The notion of dimension or shape in music is problematic enough to start with: high notes, low notes, arch-forms, bow-forms, inversions, retrogrades. And Rondo: how can something created on a canvas of time be circular?

But the Rondo is one of the oldest and most enduring forms in Western Classical Music. There’s something about the notion of having a basic idea that keeps returning – wherever you may happen to travel in the intervening stretches – that’s proved fascinating for composers for over 400 years.

The Prologue to Monteverdi’s opera Orfeo (1608) is one of the clearest examples.
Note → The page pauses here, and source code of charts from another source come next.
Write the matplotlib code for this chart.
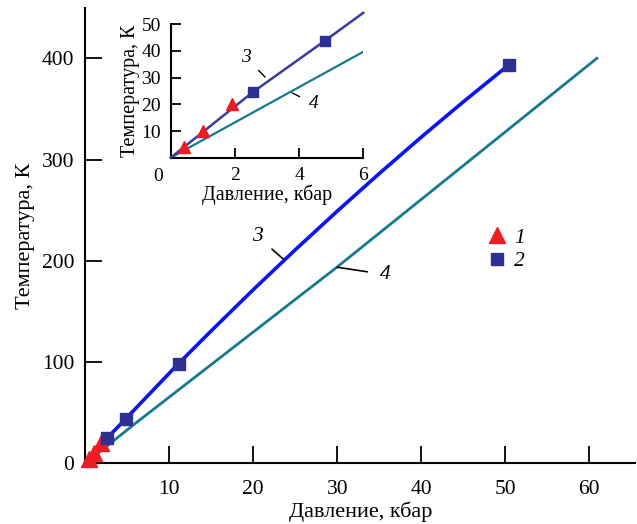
import matplotlib
matplotlib.use("Agg")
import matplotlib.pyplot as plt
from matplotlib.lines import Line2D

plt.rcParams['font.family'] = ['Liberation Serif', 'DejaVu Serif']

# Data
tri_p = [0.4, 1.02, 1.92]
tri_t = [4.1, 10.1, 20.1]
sq_p = [2.55, 4.8, 11.1, 50.4]
sq_t = [24.5, 43.8, 98.0, 393.4]
line3_p = [0, 2.55, 4.8, 6.0, 11.1, 15.0, 20.0, 25.0, 30.0, 35.0, 40.0, 45.0, 50.4]
line3_t = [0, 24.5, 43.8, 54.3, 98.5, 130.9, 171.5, 210.9, 249.1, 286.2, 322.2, 357.0, 393.4]
line4_p = [0, 6.0, 30.0, 60.9]
line4_t = [0, 39.7, 194.0, 400.0]
main_xticks = [10, 20, 30, 40, 50, 60]
main_yticks = [0, 100, 200, 300, 400]
inset_xticks = [2, 4, 6]
inset_yticks = [10, 20, 30, 40, 50]

C_RED = '#ee1c25'
C_SQ = '#2e3192'
C_L3 = '#0a14f5'
C_L3_IN = '#3b3b9b'
C_L4 = '#16798f'

fig = plt.figure(figsize=(6.37, 5.24), dpi=100)
# x: 0 at 85.3 px, 10 kbar = 84 px ; y: 0 at 463.3 px, 100 K = 101.25 px
ax = fig.add_axes([85.3 / 637, 1 - 463.3 / 524, 550 / 637, 455 / 524])

ax.plot(line4_p, line4_t, color=C_L4, lw=2.0, zorder=2)
ax.plot(line3_p, line3_t, color=C_L3, lw=2.6, zorder=3)
ax.plot(tri_p, tri_t, linestyle='none', marker='^', color=C_RED, ms=11, clip_on=False, zorder=4)
ax.plot(sq_p, sq_t, linestyle='none', marker='s', color=C_SQ, ms=9, clip_on=False, zorder=4)

ax.set_xlim(0, 550 / 8.4)
ax.set_ylim(0, 455 / 1.0125)
for s in ['top', 'right']:
    ax.spines[s].set_visible(False)
for s in ['left', 'bottom']:
    ax.spines[s].set_linewidth(1.5)
ax.set_xticks(main_xticks)
ax.set_yticks(main_yticks)
ax.tick_params(axis='x', direction='in', length=12, width=1.3, labelsize=15.5, pad=12)
ax.tick_params(axis='y', direction='in', length=12, width=1.3, labelsize=15.5, pad=8)
ax.set_xlabel('Давление, кбар', fontsize=16, labelpad=2)
ax.set_ylabel('Температура, К', fontsize=16, labelpad=5)

ax.annotate('3', xy=(23.6, 201.5), xytext=(20.5, 224), fontsize=15.5, style='italic',
            ha='center', va='center',
            arrowprops=dict(arrowstyle='-', color='black', lw=1.2, shrinkA=6, shrinkB=0))
ax.annotate('4', xy=(30.0, 193.6), xytext=(35.7, 186.5), fontsize=15.5, style='italic',
            ha='center', va='center',
            arrowprops=dict(arrowstyle='-', color='black', lw=1.2, shrinkA=7, shrinkB=0))

handles = [Line2D([], [], linestyle='none', marker='^', color=C_RED, ms=11),
           Line2D([], [], linestyle='none', marker='s', color=C_SQ, ms=8)]
ax.legend(handles, ['1', '2'], frameon=False, loc='upper left',
          bbox_to_anchor=(0.69, 0.56), prop={'size': 15.5, 'style': 'italic'},
          handletextpad=0.2, labelspacing=0.15, handlelength=1.2)

# Inset: x 0 at 170.7 px, 1 kbar = 32.1 px ; y 0 at 157.7 px, 10 K = 26.68 px
ins = fig.add_axes([170.7 / 637, 1 - 157.7 / 524, 192.6 / 637, 133.4 / 524])
ins.plot(line4_p[:2], line4_t[:2], color=C_L4, lw=1.6, zorder=2)
ins.plot(line3_p[:4], line3_t[:4], color=C_L3_IN, lw=1.8, zorder=3, clip_on=False)
ins.plot(tri_p, tri_t, linestyle='none', marker='^', color=C_RED, ms=8, zorder=4)
ins.plot(sq_p[:2], sq_t[:2], linestyle='none', marker='s', color=C_SQ, ms=7.5, zorder=4)
ins.set_xlim(0, 6)
ins.set_ylim(0, 50)
ins.patch.set_alpha(0)
for s in ['top', 'right']:
    ins.spines[s].set_visible(False)
for s in ['left', 'bottom']:
    ins.spines[s].set_linewidth(1.5)
ins.set_xticks(inset_xticks)
ins.set_yticks(inset_yticks)
ins.tick_params(axis='x', direction='in', length=7, width=1.3, labelsize=14, pad=7)
ins.tick_params(axis='y', direction='in', length=7, width=1.3, labelsize=14, pad=7)
ins.text(-0.065, -0.075, '0', transform=ins.transAxes, fontsize=14, ha='center', va='top')
ins.set_xlabel('Давление, кбар', fontsize=14.5, labelpad=0)
ins.set_ylabel('Температура, К', fontsize=14.5, labelpad=1)
ins.annotate('3', xy=(2.94, 30.2), xytext=(2.35, 37.6), fontsize=14, style='italic',
             ha='center', va='center',
             arrowprops=dict(arrowstyle='-', color='black', lw=1.0, shrinkA=5, shrinkB=0))
ins.annotate('4', xy=(3.78, 24.3), xytext=(4.45, 20.3), fontsize=14, style='italic',
             ha='center', va='center',
             arrowprops=dict(arrowstyle='-', color='black', lw=1.0, shrinkA=5, shrinkB=0))

fig.savefig('out.png', dpi=100)
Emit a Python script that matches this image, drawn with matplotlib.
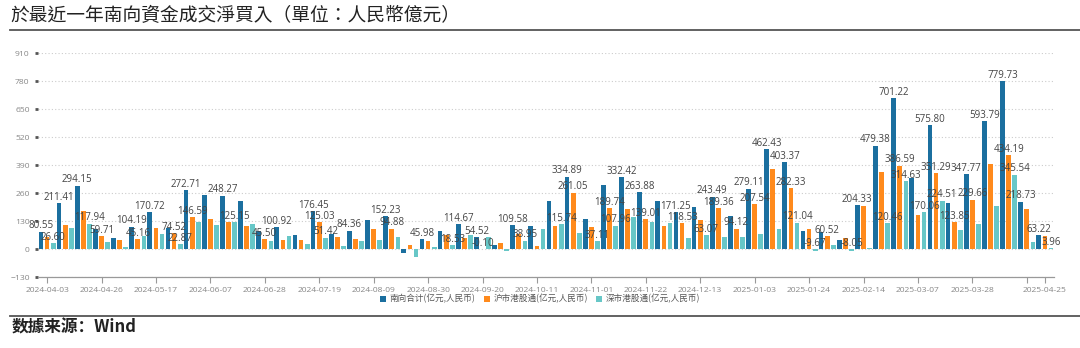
import matplotlib
matplotlib.use("Agg")
import matplotlib.pyplot as plt
from matplotlib.lines import Line2D
from matplotlib.patches import Patch
import numpy as np
import pandas as pd

plt.rcParams['font.family'] = ['Noto Sans CJK SC', 'DejaVu Sans']

# weekly categories (first week ends on a Wednesday)
dates = ['2024-04-03'] + list(pd.date_range('2024-04-12', periods=55, freq='7D').strftime('%Y-%m-%d'))

total = [80.55, 211.41, 294.15, 91.5, 50.2, 104.19, 170.72, 97.39, 272.71, 249.0,
         248.27, 221.0, 83.5, 100.92, 67.0, 176.45, 68.0, 84.36, 136.0, 152.23,
         -19.0, 45.98, 82.6, 114.67, 54.52, 19.0, 109.58, 107.0, 221.0, 334.89,
         137.7, 297.7, 332.42, 263.88, 224.0, 171.25, 196.6, 243.49, 151.7, 279.11,
         462.43, 403.37, 83.6, 77.5, 43.0, 204.33, 479.38, 701.22, 329.56, 575.80,
         212.35, 347.77, 593.79, 779.73, 218.73, 63.22]
sh = [53.95, 113.5, 176.21, 59.71, 43.1, 45.16, 99.5, 74.52, 146.59, 138.0,
      123.12, 105.0, 45.50, 40.5, 42.0, 125.03, 54.0, 46.5, 92.0, 94.88,
      19.0, 39.0, 64.07, 49.5, -0.10, 28.0, 70.63, 12.0, 105.26, 261.05,
      100.59, 189.74, 184.5, 139.01, 105.0, 118.53, 133.53, 189.36, 94.12, 207.54,
      370.0, 282.33, 93.27, 60.52, 51.05, 200.5, 358.92, 386.59, 159.5, 351.29,
      123.85, 229.66, 394.0, 434.19, 188.0, 59.26]
sz = [26.60, 97.91, 117.94, 31.79, 7.1, 59.03, 71.22, 22.87, 126.12, 111.0,
      125.15, 116.0, 38.0, 60.42, 25.0, 51.42, 14.0, 37.86, 44.0, 57.35,
      -38.0, 6.98, 18.53, 65.17, 54.62, -9.0, 38.95, 95.0, 115.74, 73.84,
      37.11, 107.96, 147.92, 124.87, 119.0, 52.72, 63.07, 54.13, 57.58, 71.57,
      92.43, 121.04, -9.67, 16.98, -8.05, 3.83, 120.46, 314.63, 170.06, 224.51,
      88.5, 118.11, 199.79, 345.54, 30.73, 3.96]

# which bars carry a value label in the original
total_lbl = [0, 1, 2, 5, 6, 8, 10, 13, 15, 17, 19, 21, 23, 24, 26, 29, 32, 33, 35, 37,
             39, 40, 41, 45, 46, 47, 49, 51, 52, 53, 54, 55]
sh_lbl = [3, 5, 7, 8, 12, 15, 19, 24, 29, 31, 33, 35, 37, 38, 39, 41, 43, 47, 49, 50, 51, 53]
sz_lbl = [0, 2, 7, 10, 15, 22, 26, 28, 30, 31, 36, 41, 42, 44, 46, 47, 48, 49, 53, 55]

names = ['南向合计(亿元,人民币)', '沪市港股通(亿元,人民币)', '深市港股通(亿元,人民币)']
colors = ['#1b6f9f', '#ff8a1c', '#67c7c7']

fig = plt.figure(figsize=(10.8, 3.48), dpi=100)
ax = fig.add_axes([38 / 1080, 1 - 277 / 348, (1054 - 38) / 1080, (277 - 53) / 348])

x = np.arange(len(dates))
w = 0.26
off = 0.34
series = [(total, total_lbl), (sh, sh_lbl), (sz, sz_lbl)]
for k, (vals, lbl) in enumerate(series):
    xs = x + (k - 1) * off
    ax.bar(xs, vals, width=w, color=colors[k], zorder=3)
    for i in lbl:
        v = vals[i]
        ax.text(xs[i], max(v, 0) + 2, f'{v:.2f}', ha='center', va='bottom',
                fontsize=7, color='#444444', family=['Open Sans', 'DejaVu Sans'], zorder=4)

ax.set_xlim(-0.5, len(dates) - 0.5)
ax.set_ylim(-130, 910)
ax.set_yticks(np.arange(-130, 911, 130))
ax.yaxis.grid(True, linestyle=(0, (1, 2)), color='#cccccc', linewidth=0.8, zorder=0)

tick_pos = list(range(0, len(dates), 3)) + [len(dates) - 1]
tick_lab = [dates[i] if i != 54 else '' for i in tick_pos]
ax.set_xticks(tick_pos)
ax.set_xticklabels(tick_lab)

for s in ['top', 'right', 'left']:
    ax.spines[s].set_visible(False)
ax.spines['bottom'].set_color('#999999')
ax.spines['bottom'].set_linewidth(0.9)
ax.tick_params(axis='x', length=4, color='#999999', labelsize=6.1, labelcolor='#888888', pad=3)
ax.tick_params(axis='y', length=2, width=2, color='#555555', labelsize=6.1, labelcolor='#888888', pad=4)
for t in ax.get_xticklabels() + ax.get_yticklabels():
    t.set_family(['Open Sans', 'DejaVu Sans'])

handles = [Patch(facecolor=c, edgecolor='none') for c in colors]
fig.legend(handles, names, loc='center', bbox_to_anchor=(0.5, 1 - 299 / 348), ncol=3,
           frameon=False, fontsize=6.2, handlelength=0.7, handleheight=0.7,
           handletextpad=0.4, columnspacing=1.0, labelcolor='#555555')

fig.text(10 / 1080, 1 - 16 / 348, '於最近一年南向資金成交淨買入（單位：人民幣億元）',
         fontsize=13.5, va='center', ha='left', color='#222222',
         family=['Noto Sans CJK TC', 'DejaVu Sans'])
fig.add_artist(Line2D([10 / 1080, 1], [1 - 30 / 348] * 2, transform=fig.transFigure,
                      color='#555555', linewidth=1.3))
fig.add_artist(Line2D([10 / 1080, 1], [1 - 316 / 348] * 2, transform=fig.transFigure,
                      color='#555555', linewidth=1.3))
fig.text(12 / 1080, 1 - 327 / 348, '数據来源：Wind', fontsize=12, va='center', ha='left',
         color='#222222', style='italic', weight='bold',
         family=['Noto Sans CJK SC', 'DejaVu Sans'])

fig.savefig('out.png', dpi=100, facecolor='white')
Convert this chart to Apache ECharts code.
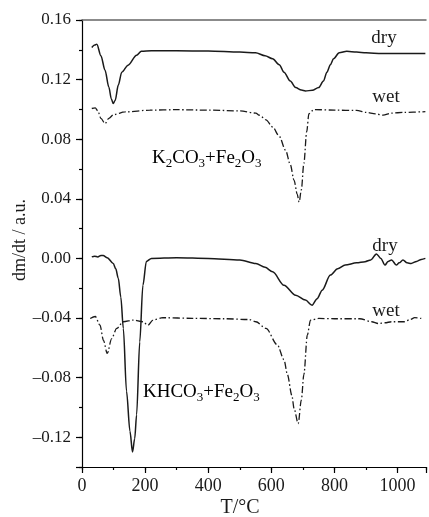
<!DOCTYPE html>
<html>
<head>
<meta charset="utf-8">
<script src="https://cdn.jsdelivr.net/npm/echarts@6/dist/echarts.min.js"></script>
<style>
html,body{margin:0;padding:0;background:#fff;}
#chart{width:429px;height:517px;}
</style>
</head>
<body>
<div id="chart"></div>
<script>
// K2CO3+Fe2O3, dry
const kDryT = [31, 40, 47, 60, 73, 85, 93, 99, 105, 115, 126, 146, 173, 188, 220, 300, 400, 500, 550, 580, 604, 625, 640, 660, 677, 695, 708, 730, 750, 765, 776, 787, 797, 815, 839, 870, 900, 950, 1000, 1050, 1088];
const kDryV = [0.1416, 0.1432, 0.1438, 0.136, 0.1263, 0.115, 0.107, 0.104, 0.106, 0.1163, 0.125, 0.1297, 0.1364, 0.139, 0.1393, 0.1393, 0.1392, 0.1385, 0.138, 0.136, 0.134, 0.130, 0.125, 0.119, 0.1147, 0.113, 0.1124, 0.1128, 0.1147, 0.119, 0.125, 0.130, 0.134, 0.138, 0.139, 0.1385, 0.138, 0.1375, 0.1375, 0.1375, 0.1375];
// K2CO3+Fe2O3, wet
const kWetT = [31, 42, 50, 60, 73, 85, 100, 136, 215, 300, 400, 500, 551, 562, 583, 604, 625, 645, 660, 672, 682, 688, 695, 703, 712, 719, 735, 800, 870, 900, 930, 954, 980, 1020, 1088];
const kWetV = [0.1006, 0.101, 0.099, 0.094, 0.0905, 0.094, 0.0965, 0.0983, 0.0995, 0.0998, 0.0995, 0.099, 0.0975, 0.0961, 0.093, 0.0882, 0.082, 0.0726, 0.063, 0.0524, 0.043, 0.0378, 0.046, 0.0638, 0.085, 0.0972, 0.0999, 0.0995, 0.0993, 0.098, 0.097, 0.0961, 0.0975, 0.098, 0.0985];
// KHCO3+Fe2O3, dry
const hDryT = [31, 40, 50, 60, 67, 80, 99, 107, 115, 123, 131, 141, 152, 160, 167, 173, 183, 193, 204, 220, 300, 400, 500, 551, 580, 604, 640, 677, 708, 729, 745, 761, 787, 810, 834, 870, 897, 915, 933, 947, 960, 970, 981, 996, 1005, 1017, 1030, 1043, 1060, 1075, 1088];
const hDryV = [0.001, 0.0015, 0.001, 0.002, 0.002, 0.0005, -0.0034, -0.007, -0.0134, -0.026, -0.047, -0.089, -0.116, -0.1299, -0.121, -0.105, -0.056, -0.018, -0.002, 0.000, 0.0005, 0.000, -0.001, -0.0034, -0.006, -0.009, -0.018, -0.0247, -0.028, -0.0314, -0.027, -0.0213, -0.0112, -0.007, -0.0045, -0.003, -0.0022, -0.001, 0.003, 0.000, -0.0045, -0.002, -0.001, -0.0045, -0.003, -0.001, -0.003, -0.0034, -0.002, -0.0007, 0.000];
// KHCO3+Fe2O3, wet
const hWetT = [26, 42, 57, 68, 80, 94, 110, 131, 162, 193, 209, 225, 256, 350, 450, 530, 551, 583, 619, 640, 651, 665, 672, 685, 695, 703, 714, 724, 750, 800, 880, 918, 939, 960, 981, 1022, 1040, 1054, 1075];
const hWetV = [-0.0403, -0.039, -0.0448, -0.055, -0.0638, -0.0538, -0.047, -0.0425, -0.0414, -0.0425, -0.0448, -0.0414, -0.0398, -0.0402, -0.0405, -0.041, -0.0425, -0.047, -0.058, -0.068, -0.078, -0.092, -0.1008, -0.1109, -0.095, -0.078, -0.0515, -0.0414, -0.0403, -0.0405, -0.0405, -0.0425, -0.0437, -0.0432, -0.0425, -0.0425, -0.041, -0.0398, -0.0403];

const xTickLabels = [0, 200, 400, 600, 800, 1000];
const yTickLabels = [-0.12, -0.08, -0.04, 0.00, 0.04, 0.08, 0.12, 0.16];

function pairs(t, v) { return t.map((x, i) => [x, v[i]]); }

const FONT = 'Liberation Serif';
const INK = '#1a1a1a';
const solid = { color: INK, width: 1.5, type: 'solid' };
const dashDot = { color: INK, width: 1.3, type: [7, 2.5, 1.5, 2.5] };

const chart = echarts.init(document.getElementById('chart'), null, { renderer: 'canvas' });

function lineSeries(t, v, style) {
  return {
    type: 'line', xAxisIndex: 0, yAxisIndex: 0,
    data: pairs(t, v), showSymbol: false, symbol: 'none',
    smooth: 0.3, smoothMonotone: 'x',
    lineStyle: style, silent: true, animation: false
  };
}

const rich = {
  n: { fontFamily: FONT, fontSize: 19, color: INK, lineHeight: 24, verticalAlign: 'middle' },
  s: { fontFamily: FONT, fontSize: 13, color: INK, lineHeight: 13, verticalAlign: 'bottom' }
};

function label(text, x, y, size) {
  return { type: 'text', x: x, y: y, silent: true,
    style: { text: text, fontFamily: FONT, fontSize: size, fill: INK, textAlign: 'center', textVerticalAlign: 'middle' } };
}

chart.setOption({
  animation: false,
  backgroundColor: '#fff',
  textStyle: { fontFamily: FONT },
  grid: { left: 82, top: 20, width: 347, height: 447, containLabel: false },
  xAxis: [
    {
      type: 'value', min: 0, max: 1090, interval: 200, position: 'bottom',
      axisLine: { show: true, onZero: false, lineStyle: { color: '#000', width: 1.2 } },
      axisTick: { show: true, length: 6, lineStyle: { color: '#000', width: 1.2 } },
      axisLabel: {
        fontFamily: FONT, fontSize: 18, color: INK, margin: 10,
        formatter: v => xTickLabels.indexOf(Math.round(v)) >= 0 && Math.abs(v - Math.round(v)) < 1e-6 ? String(Math.round(v)) : ''
      },
      splitLine: { show: false }
    },
    {
      type: 'value', min: 0, max: 1090, interval: 100, position: 'bottom',
      axisLine: { show: false, onZero: false },
      axisTick: { show: true, length: 3, lineStyle: { color: '#000', width: 1.2 } },
      axisLabel: { show: false }, splitLine: { show: false }
    },
    {
      type: 'value', min: 0, max: 1090, position: 'top',
      axisLine: { show: true, onZero: false, lineStyle: { color: '#666', width: 1.5 } },
      axisTick: { show: false }, axisLabel: { show: false }, splitLine: { show: false }
    }
  ],
  yAxis: [
    {
      type: 'value', min: -0.14, max: 0.16, interval: 0.02, position: 'left',
      axisLine: { show: true, onZero: false, lineStyle: { color: '#000', width: 1.2 } },
      axisTick: { show: true, length: 3, lineStyle: { color: '#000', width: 1.2 } },
      axisLabel: { show: false }, splitLine: { show: false }
    },
    {
      type: 'value', inverse: true, min: -0.16, max: 0.14, interval: 0.04, position: 'left',
      axisLine: { show: false, onZero: false },
      axisTick: { show: true, length: 6, lineStyle: { color: '#000', width: 1.2 } },
      axisLabel: {
        fontFamily: FONT, fontSize: 17, color: INK, margin: 11,
        formatter: v => {
          const r = -v;
          const hit = yTickLabels.find(t => Math.abs(t - r) < 1e-6);
          if (hit === undefined) return '';
          const s = Math.abs(hit).toFixed(2);
          return hit < -1e-9 ? '\u2013' + s : s;
        }
      },
      splitLine: { show: false }
    }
  ],
  series: [
    lineSeries(kDryT, kDryV, solid),
    lineSeries(kWetT, kWetV, dashDot),
    lineSeries(hDryT, hDryV, solid),
    lineSeries(hWetT, hWetV, dashDot)
  ],
  graphic: [
    Object.assign(label('dm/dt / a.u.', 20, 240, 18), { rotation: Math.PI / 2 }),
    label('T/°C', 240, 508, 20),
    label('dry', 384, 38, 19),
    label('wet', 386, 97, 19),
    label('dry', 385, 246, 19),
    label('wet', 386, 311, 19),
    { type: 'text', x: 152, y: 158, silent: true,
      style: { text: '{n|K}{s|2}{n|CO}{s|3}{n|+Fe}{s|2}{n|O}{s|3}', rich: rich, textVerticalAlign: 'middle' } },
    { type: 'text', x: 143, y: 392, silent: true,
      style: { text: '{n|KHCO}{s|3}{n|+Fe}{s|2}{n|O}{s|3}', rich: rich, textVerticalAlign: 'middle' } }
  ]
});
</script>
</body>
</html>
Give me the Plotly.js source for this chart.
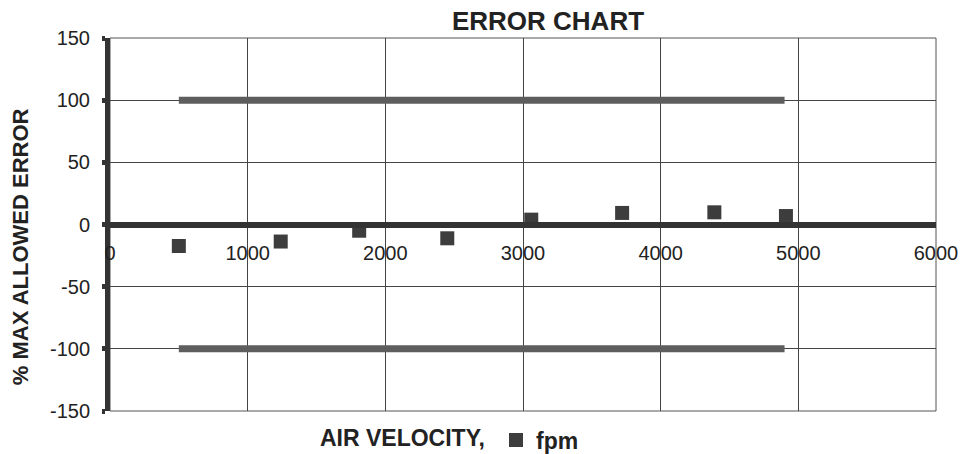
<!DOCTYPE html>
<html>
<head>
<meta charset="utf-8">
<script src="https://cdn.plot.ly/plotly-3.0.1.min.js"></script>
<style>html,body{margin:0;padding:0;background:#fff;}#chart{width:962px;height:454px;}</style>
</head>
<body>
<div id="chart"></div>
<script>
// Data
const velocity = [500, 1240, 1810, 2450, 3060, 3720, 4390, 4910];
const errorPct = [-17.3, -13.7, -5.0, -11.1, 3.9, 9.3, 9.8, 6.8];
const limitX = [500, 4900];
const upperLimit = [100, 100];
const lowerLimit = [-100, -100];
const xTicks = [0, 1000, 2000, 3000, 4000, 5000, 6000];
const yTicks = [-150, -100, -50, 0, 50, 100, 150];
const chartTitle = 'ERROR CHART';
const xTitle = 'AIR VELOCITY,';
const yTitle = '% MAX ALLOWED ERROR';
const seriesName = 'fpm';

const FONT = '"Liberation Sans", Arial, Helvetica, sans-serif';
const INK = '#222222';
const L = 110, R = 26, T = 38, B = 42.5, W = 962, H = 454;
const PW = W - L - R, PH = H - T - B;
const px2paperX = px => (px - L) / PW;
const px2paperY = py => (H - B - py) / PH;

const traces = [
  {x: limitX, y: upperLimit, mode: 'lines', line: {color: '#5e5e5e', width: 7}, showlegend: false, hoverinfo: 'skip'},
  {x: limitX, y: lowerLimit, mode: 'lines', line: {color: '#5e5e5e', width: 7}, showlegend: false, hoverinfo: 'skip'},
  {x: velocity, y: errorPct, mode: 'markers', name: '<b>' + seriesName + '</b>',
   marker: {symbol: 'square', size: 14, color: '#3d3d3d'}, showlegend: true}
];

const layout = {
  width: W, height: H,
  margin: {l: L, r: R, t: T, b: B},
  paper_bgcolor: '#ffffff', plot_bgcolor: '#ffffff',
  font: {family: FONT, color: INK, size: 20},
  title: {text: '<b>' + chartTitle + '</b>', font: {family: FONT, size: 26, color: INK},
          xref: 'container', x: 548/W, xanchor: 'center', yref: 'container', y: 1 - 21/H, yanchor: 'middle'},
  xaxis: {
    range: [0, 6000], tickvals: xTicks, ticktext: xTicks.map(String),
    anchor: 'free', position: 0.5,
    showline: true, linecolor: '#333333', linewidth: 6,
    showgrid: true, gridcolor: '#444444', gridwidth: 1,
    zeroline: false, ticks: '', tickfont: {family: FONT, size: 20, color: INK},
    ticklabelstandoff: 8
  },
  yaxis: {
    range: [-150, 150], tickvals: yTicks, ticktext: yTicks.map(String),
    showline: true, linecolor: '#333333', linewidth: 5,
    ticks: 'outside', ticklen: 3, tickwidth: 5, tickcolor: '#333333',
    showgrid: true, gridcolor: '#444444', gridwidth: 1,
    zeroline: false, tickfont: {family: FONT, size: 20, color: INK},
    ticklabelstandoff: 8
  },
  annotations: [
    {text: '<b>' + xTitle + '</b>', xref: 'paper', yref: 'paper', x: px2paperX(402), y: px2paperY(438.5),
     xanchor: 'center', yanchor: 'middle', showarrow: false, font: {family: FONT, size: 23, color: INK}},
    {text: '<b>' + yTitle + '</b>', xref: 'paper', yref: 'paper', x: px2paperX(20.5), y: px2paperY(247),
     xanchor: 'center', yanchor: 'middle', textangle: -90, showarrow: false, font: {family: FONT, size: 22, color: INK}}
  ],
  legend: {orientation: 'h', x: 496/W, xref: 'container', xanchor: 'left', y: (H - 440)/H, yref: 'container', yanchor: 'middle',
           font: {family: FONT, size: 23, color: INK}, bgcolor: 'rgba(0,0,0,0)', borderwidth: 0},
  shapes: [{type: 'rect', xref: 'paper', yref: 'paper', x0: 0, x1: 1, y0: 0, y1: 1, line: {color: '#555555', width: 1}, layer: 'below'}],
  showlegend: true
};

Plotly.newPlot('chart', traces, layout, {staticPlot: true, displayModeBar: false});
</script>
</body>
</html>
If you want to know what a Rondo is in essence, there’s your locus classicus.

How striking then that it should present itself in what is supposedly a dramatic work. For Rondo is one of those forms that remind us that, however close music may come to ‘real’ narrative or drama, it isn’t the same thing as a novel or a play.

A few tricksy 20th-century examples apart, plays and novels don’t repeat big chunks of dialogue or action wholesale. The attention would wain pretty quickly. Yet when Mozart brings back his delightful Rondo theme twice, essentially unchanged, in the finale of his Clarinet Concerto the effect is like greeting an old friend.

The fact that this seems to happen at nicely regular intervals only adds to the pleasure. There are children’s games that do the same sort of thing – is that part of the appeal?

Of course, when you have a well-established, easily recognisable form like this, you can start playing subversive games with it. The finale of Haydn’s Symphony No. 102 is a superb example.

The opening theme keeps returning, similarly scored, but the digressions in between get increasingly wayward, as if trying to knock the rotating wheel off centre. And the theme itself keeps losing its thread, breaking up, straying off in the wrong direction, until the whole thing goes magnificently pear-shaped.

From this to the complex half-hour-long rondo first movement of Mahler’s Ninth Symphony isn’t that big a step intellectually. Behind all the agonies, a children’s game? Mahler would have loved that.